Short task: Only the lines from the line containing "Output the Python" through the line containing "for c in s)" should be reproduced, please, with no pictures.

begin Data

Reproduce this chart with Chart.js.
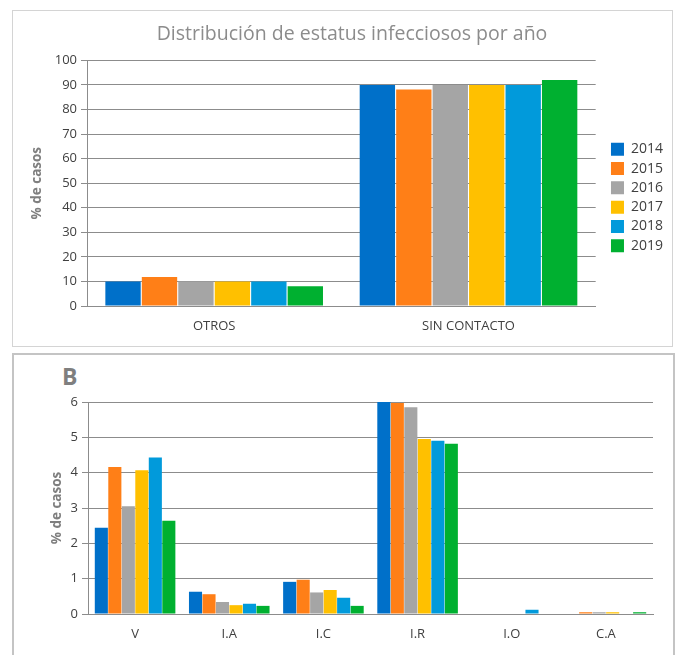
<!DOCTYPE html>
<html>
<head>
<meta charset="utf-8">
<script src="https://cdn.jsdelivr.net/npm/chart.js@4"></script>
<style>
  html, body { margin: 0; padding: 0; background: #fff; width: 678px; height: 655px; overflow: hidden; }
  .panel { position: absolute; box-sizing: border-box; background: #fff; }
  #panelA { left: 12px; top: 10px; width: 661px; height: 337px; border: 1px solid #d4d4d4; }
  #panelB { left: 12px; top: 353px; width: 663px; height: 310px; border: 2px solid #c4c4c4; border-bottom: none; }
  #panelA canvas, #panelB canvas { position: absolute; left: 0; top: 0; }
  #labelB { position: absolute; left: 48px; top: 5px; font: bold 23px "Open Sans", sans-serif; color: #7f7f7f; }
</style>
</head>
<body>
<div class="panel" id="panelA"><canvas id="chartA" width="659" height="335"></canvas></div>
<div class="panel" id="panelB"><div id="labelB">B</div><canvas id="chartB" width="659" height="300"></canvas></div>
<script>
// datos del gráfico
const years = ['2014', '2015', '2016', '2017', '2018', '2019'];
const colors = ['#0070c9', '#ff7f17', '#a5a5a5', '#ffc000', '#019adb', '#00b030'];

// panel A: estatus por año
const catsA = ['OTROS', 'SIN CONTACTO'];
const a2014 = [10, 90];
const a2015 = [11.8, 88.2];
const a2016 = [10, 90];
const a2017 = [10, 90];
const a2018 = [10, 90];
const a2019 = [8, 92];

// panel B: detalle de infecciones
const catsB = ['V', 'I.A', 'I.C', 'I.R', 'I.O', 'C.A'];
const b2014 = [2.44, 0.63, 0.91, 6.0, 0, 0];
const b2015 = [4.16, 0.56, 0.97, 5.97, 0, 0.05];
const b2016 = [3.05, 0.34, 0.61, 5.85, 0, 0.05];
const b2017 = [4.07, 0.25, 0.68, 4.95, 0, 0.05];
const b2018 = [4.43, 0.29, 0.46, 4.9, 0.12, 0];
const b2019 = [2.64, 0.23, 0.23, 4.82, 0, 0.05];

const FONT = '"Open Sans", "DejaVu Sans", sans-serif';
const gridColor = '#8c8c8c';

// mover la leyenda un poco (como en el original)
const legendOffset = {
  id: 'legendOffset',
  afterLayout(chart, args, opts) {
    const lg = chart.legend;
    if (!lg || !lg.options.display) return;
    lg.left += opts.dx || 0; lg.right += opts.dx || 0;
    lg.top += opts.dy || 0; lg.bottom += opts.dy || 0;
  }
};

function makeSets(series) {
  return series.map((vals, i) => ({
    label: years[i],
    data: vals,
    backgroundColor: colors[i],
    borderWidth: 0,
    categoryPercentage: 0.86,
    barPercentage: 0.97
  }));
}

function yScale(max, step, width, titleOffset) {
  return {
    min: 0, max: max,
    ticks: { stepSize: step, color: '#404040', font: { family: FONT, size: 13 }, padding: 4 },
    grid: { color: gridColor, tickLength: 6, lineWidth: 1 },
    border: { color: gridColor, width: 1 },
    title: { display: true, text: '% de casos', color: '#7f7f7f', font: { family: FONT, size: 13.5, weight: 'bold' }, padding: { top: titleOffset, bottom: 0 } },
    afterFit: (s) => { s.width = width; }
  };
}

function xScale(height) {
  return {
    grid: { display: false },
    border: { color: gridColor, width: 1 },
    ticks: { color: '#404040', font: { family: FONT, size: 13 }, padding: 4 },
    afterFit: (s) => { s.height = height; }
  };
}

new Chart(document.getElementById('chartA'), {
  type: 'bar',
  data: { labels: catsA, datasets: makeSets([a2014, a2015, a2016, a2017, a2018, a2019]) },
  plugins: [legendOffset],
  options: {
    responsive: false,
    animation: false,
    layout: { padding: { left: 28, right: 9, top: 0, bottom: 0 } },
    plugins: {
      title: {
        display: true,
        text: 'Distribución de estatus infecciosos por año',
        color: '#8c8c8c',
        font: { family: FONT, size: 19.5, weight: 'normal' },
        padding: { top: 12, bottom: 14 }
      },
      legend: {
        position: 'right',
        labels: { boxWidth: 13, boxHeight: 13, color: '#404040', font: { family: FONT, size: 14 }, padding: 5.3 }
      },
      legendOffset: { dx: 10, dy: 19 },
      tooltip: { enabled: false }
    },
    scales: { x: xScale(40), y: yScale(100, 10, 46, -12) }
  }
});

new Chart(document.getElementById('chartB'), {
  type: 'bar',
  data: { labels: catsB, datasets: makeSets([b2014, b2015, b2016, b2017, b2018, b2019]) },
  options: {
    responsive: false,
    animation: false,
    layout: { padding: { left: 0, right: 20, top: 47, bottom: 0 } },
    plugins: { legend: { display: false }, title: { display: false }, tooltip: { enabled: false } },
    scales: { x: xScale(41), y: yScale(6, 1, 74, 35) }
  }
});
</script>
</body>
</html>
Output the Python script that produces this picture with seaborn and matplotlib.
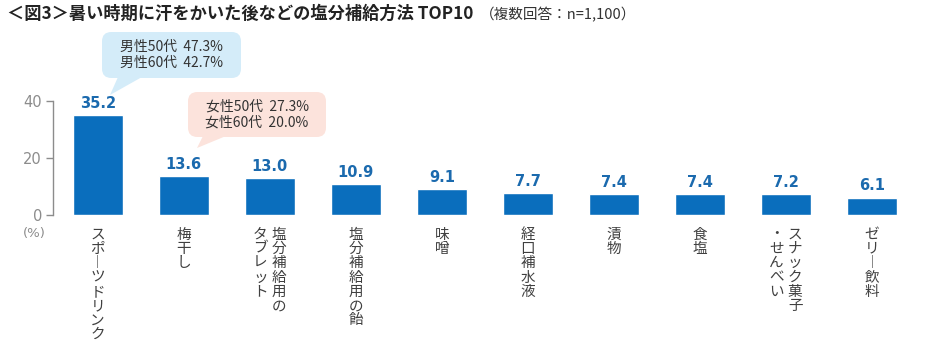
import numpy as np
import pandas as pd
import matplotlib
matplotlib.use("Agg")
import matplotlib.pyplot as plt
import seaborn as sns
from matplotlib.patches import FancyBboxPatch, Polygon

# data
categories = ["スポーツドリンク", "梅干し", "塩分補給用のタブレット", "塩分補給用の飴", "味噌",
              "経口補水液", "漬物", "食塩", "スナック菓子・せんべい", "ゼリー飲料"]
values = [35.2, 13.6, 13.0, 10.9, 9.1, 7.7, 7.4, 7.4, 7.2, 6.1]
# vertical label columns (right to left)
label_columns = [["スポーツドリンク"], ["梅干し"], ["塩分補給用の", "タブレット"], ["塩分補給用の飴"],
                 ["味噌"], ["経口補水液"], ["漬物"], ["食塩"], ["スナック菓子", "・せんべい"], ["ゼリー飲料"]]
yticks = [0, 20, 40]
male_note = ["男性50代  47.3%", "男性60代  42.7%"]
female_note = ["女性50代  27.3%", "女性60代  20.0%"]

title = "＜図3＞暑い時期に汗をかいた後などの塩分補給方法 TOP10"
subtitle = "（複数回答：n=1,100）"

sns.set_theme(style="white")
plt.rcParams['font.family'] = ['Noto Sans CJK JP', 'DejaVu Sans']

W, H = 934, 350
fig = plt.figure(figsize=(W / 100, H / 100), dpi=100)
ax = fig.add_axes([53 / W, 1 - 215 / H, (920 - 53) / W, (215 - 101) / H])

df = pd.DataFrame({"cat": categories, "val": values})
bar_color = "#0A6EBD"
sns.barplot(data=df, x="cat", y="val", color=bar_color, width=0.58, saturation=1, ax=ax)

ax.set_xlim(-0.52, 9.56)
ax.set_ylim(0, 40)
ax.set_yticks(yticks)
ax.set_yticklabels([str(t) for t in yticks], family="DejaVu Sans", fontsize=10.5, color="#8c8c8c")
ax.tick_params(axis="y", length=5, width=1, color="#8c8c8c", left=True, pad=3)
ax.set_xticks([])
ax.set_xlabel("")
ax.set_ylabel("")
for s in ["top", "right", "bottom"]:
    ax.spines[s].set_visible(False)
ax.spines["left"].set_color("#8c8c8c")
ax.spines["left"].set_linewidth(1)

# value labels
for i, v in enumerate(values):
    ax.annotate(f"{v:.1f}", xy=(i, v), xytext=(0, 3), textcoords="offset points",
                ha="center", va="bottom", fontsize=10.5, fontweight="bold",
                color="#1B6AAE", family="DejaVu Sans", clip_on=False)

# vertical category labels
def vert(s):
    return "\n".join("︱" if c == "ー" else c for c in s)

col_gap = 13.5  # points
for i, cols in enumerate(label_columns):
    n = len(cols)
    for j, col in enumerate(cols):
        dx = ((n - 1) / 2 - j) * col_gap
        ax.annotate(vert(col), xy=(i, 0), xytext=(dx, -9), textcoords="offset points",
                    ha="center", va="top", fontsize=10.5, color="#404040",
                    linespacing=1.03, annotation_clip=False)

fig.text(34 / W, 1 - 233 / H, "(%)", ha="center", va="center", fontsize=9.5,
         color="#8c8c8c", family="DejaVu Sans")

# title
fig.text(7 / W, 1 - 14 / H, title, ha="left", va="center", fontsize=12.4,
         fontweight="bold", color="#222222")
fig.text(480 / W, 1 - 15 / H, subtitle, ha="left", va="center", fontsize=10.5,
         color="#333333")

def px(x, y):
    return (x / W, 1 - y / H)

def callout(box, tail, fc, lines):
    x0, y0, x1, y1 = box
    patch = FancyBboxPatch(px(x0, y1), (x1 - x0) / W, (y1 - y0) / H,
                           boxstyle="round,pad=0,rounding_size=0.01",
                           transform=fig.transFigure, fc=fc, ec="none",
                           mutation_aspect=W / H)
    fig.patches.append(patch)
    tri = Polygon([px(*p) for p in tail], closed=True, transform=fig.transFigure,
                  fc=fc, ec="none")
    fig.patches.append(tri)
    cx = (x0 + x1) / 2
    cy = (y0 + y1) / 2
    fig.text(*px(cx, cy), "\n".join(lines), ha="center", va="center",
             fontsize=10, color="#333333", linespacing=1.15)

callout((102, 32, 241, 78), [(118, 77), (142, 77), (110, 95)], "#D4ECF9", male_note)
callout((188, 92, 326, 137), [(203, 136), (226, 136), (197, 148)], "#FCE3DC", female_note)

fig.savefig("out.png", dpi=100)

end Data

Completed exercise:
Output the Python script that produces this picture with seaborn and matplotlib.
import numpy as np
import pandas as pd
import matplotlib
matplotlib.use("Agg")
import matplotlib.pyplot as plt
import seaborn as sns
from matplotlib.patches import FancyBboxPatch, Polygon

# data
categories = ["スポーツドリンク", "梅干し", "塩分補給用のタブレット", "塩分補給用の飴", "味噌",
              "経口補水液", "漬物", "食塩", "スナック菓子・せんべい", "ゼリー飲料"]
values = [35.2, 13.6, 13.0, 10.9, 9.1, 7.7, 7.4, 7.4, 7.2, 6.1]
# vertical label columns (right to left)
label_columns = [["スポーツドリンク"], ["梅干し"], ["塩分補給用の", "タブレット"], ["塩分補給用の飴"],
                 ["味噌"], ["経口補水液"], ["漬物"], ["食塩"], ["スナック菓子", "・せんべい"], ["ゼリー飲料"]]
yticks = [0, 20, 40]
male_note = ["男性50代  47.3%", "男性60代  42.7%"]
female_note = ["女性50代  27.3%", "女性60代  20.0%"]

title = "＜図3＞暑い時期に汗をかいた後などの塩分補給方法 TOP10"
subtitle = "（複数回答：n=1,100）"

sns.set_theme(style="white")
plt.rcParams['font.family'] = ['Noto Sans CJK JP', 'DejaVu Sans']

W, H = 934, 350
fig = plt.figure(figsize=(W / 100, H / 100), dpi=100)
ax = fig.add_axes([53 / W, 1 - 215 / H, (920 - 53) / W, (215 - 101) / H])

df = pd.DataFrame({"cat": categories, "val": values})
bar_color = "#0A6EBD"
sns.barplot(data=df, x="cat", y="val", color=bar_color, width=0.58, saturation=1, ax=ax)

ax.set_xlim(-0.52, 9.56)
ax.set_ylim(0, 40)
ax.set_yticks(yticks)
ax.set_yticklabels([str(t) for t in yticks], family="DejaVu Sans", fontsize=10.5, color="#8c8c8c")
ax.tick_params(axis="y", length=5, width=1, color="#8c8c8c", left=True, pad=3)
ax.set_xticks([])
ax.set_xlabel("")
ax.set_ylabel("")
for s in ["top", "right", "bottom"]:
    ax.spines[s].set_visible(False)
ax.spines["left"].set_color("#8c8c8c")
ax.spines["left"].set_linewidth(1)

# value labels
for i, v in enumerate(values):
    ax.annotate(f"{v:.1f}", xy=(i, v), xytext=(0, 3), textcoords="offset points",
                ha="center", va="bottom", fontsize=10.5, fontweight="bold",
                color="#1B6AAE", family="DejaVu Sans", clip_on=False)

# vertical category labels
def vert(s):
    return "\n".join("︱" if c == "ー" else c for c in s)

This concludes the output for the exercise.